I’ve been learning a good deal recently about the idea of waiting and longing, because honestly I don’t think we get it in today’s society.  We are not a people who have planted seeds and waited for a harvest.  We are a people who buy an app and it instantly downloads to our phones.  We have no clue how to wait and how to long.  I even reached the point of not being sure of how to interact with God when I have consistently prayed for something and that need has gone unmet.

How do I invite You into a pain I know You can heal?

I haven’t been able to answer that question yet.  But I do see that there is purpose in waiting, hoping, and believing.  When we think of stories in scripture of people waiting and hoping for what they were praying for, we think of how God met that need, but we in doing this we overlook the period of time when they were hurting and hopeless, unsure of God’s response.
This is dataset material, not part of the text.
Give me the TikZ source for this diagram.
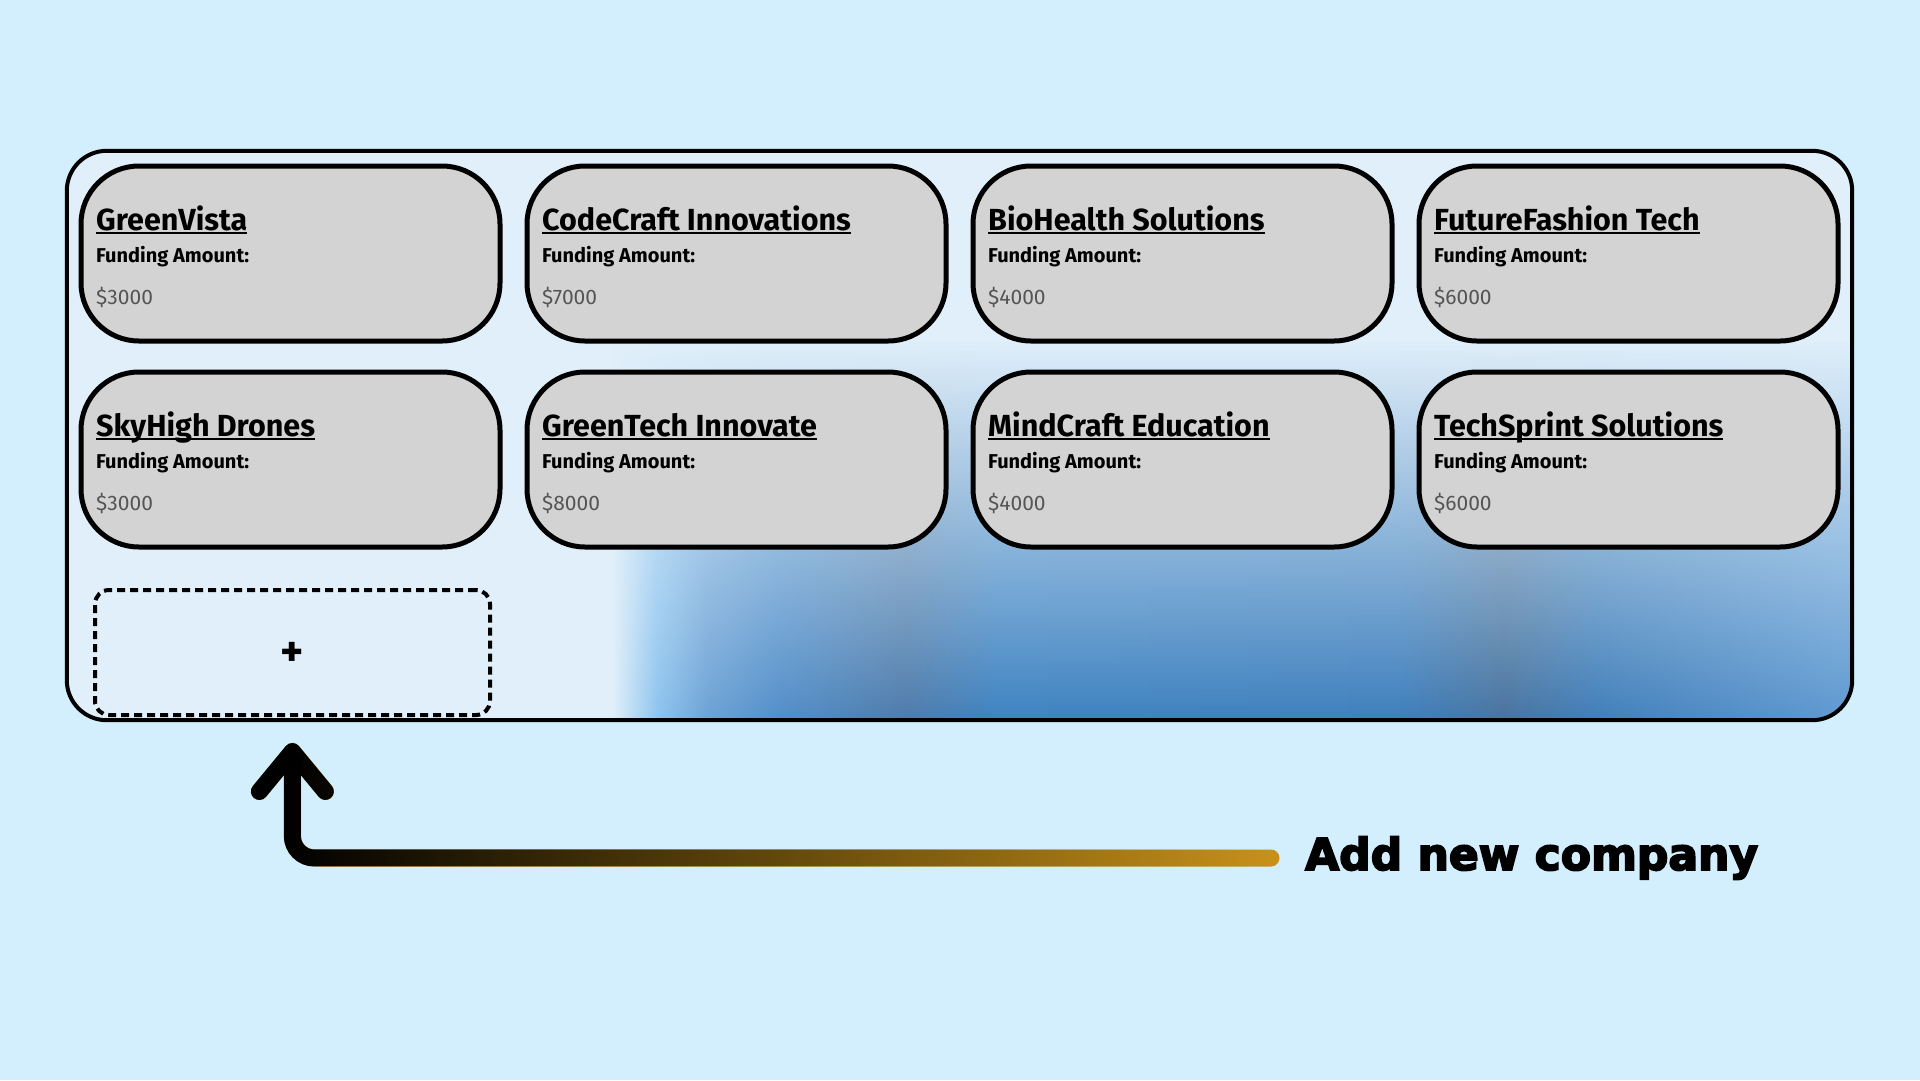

I think of Hannah in 1 Samuel praying for a son.  She had prayed for so long and found herself at her wit’s end of waiting so she went to the Temple to pray where she was praying with such passion that the priest thought she was drunk.  How we have lost this art of waiting.

Over the past few days I’ve been able to help a friend with her newborn baby.  Oh my gosh is she the sweetest thing! But also, she has brought so many truths to mind for me about who we are and how we’re created.

I went into the room 2 hours after she was born and in her first few hours of being alive I was realizing that up until this point she has never felt hunger, never felt cold, or never felt scared.  Her every need had been met and provided for her.  She’s never had to work to be full, she’s just been full.  She’s never had to be wrapped in blankets to be warm, she’s just been warm.

And what our Gracious Father has taught me through this frail, beautiful thing is that we weren’t created for this.

  The space and tension that we feel between the things we hope for and the things we receive is the very space that proves to us that He has set eternity in our hearts.  Our longing to be whole and to be satisfied are what propel us to crave His arrival and His return.

Thus I come back to this idea that is so hard for me to swallow- Our every longing draws us back to the feet of Jesus.  This sweet baby I have been able to hang out with, of course cannot meet her own needs.  She can’t hold her head up on her own yet, better yet provide food for herself, clean herself, protect herself, or wrap herself in a blanket.  She is born utterly dependent on her parents.

In the same way, we are not satisfied.  At times we are lonely, hopeless, depressed, hurting, and empty and Christmas has a weird way of reminding us of that.  And in the same way that a baby needs her parents to keep her warm, fed, and safe, we need our Father, our Shepherd, our Provider to hold us and keep us.

So my prayer this Christmas is to feel the longing and the hoping for the arrival of our Messiah to enter into the hurt of unfulfilled expectations and believe that He is crafting hope and purpose.  And to embrace more than ever that He is IMMANUEL- God with us.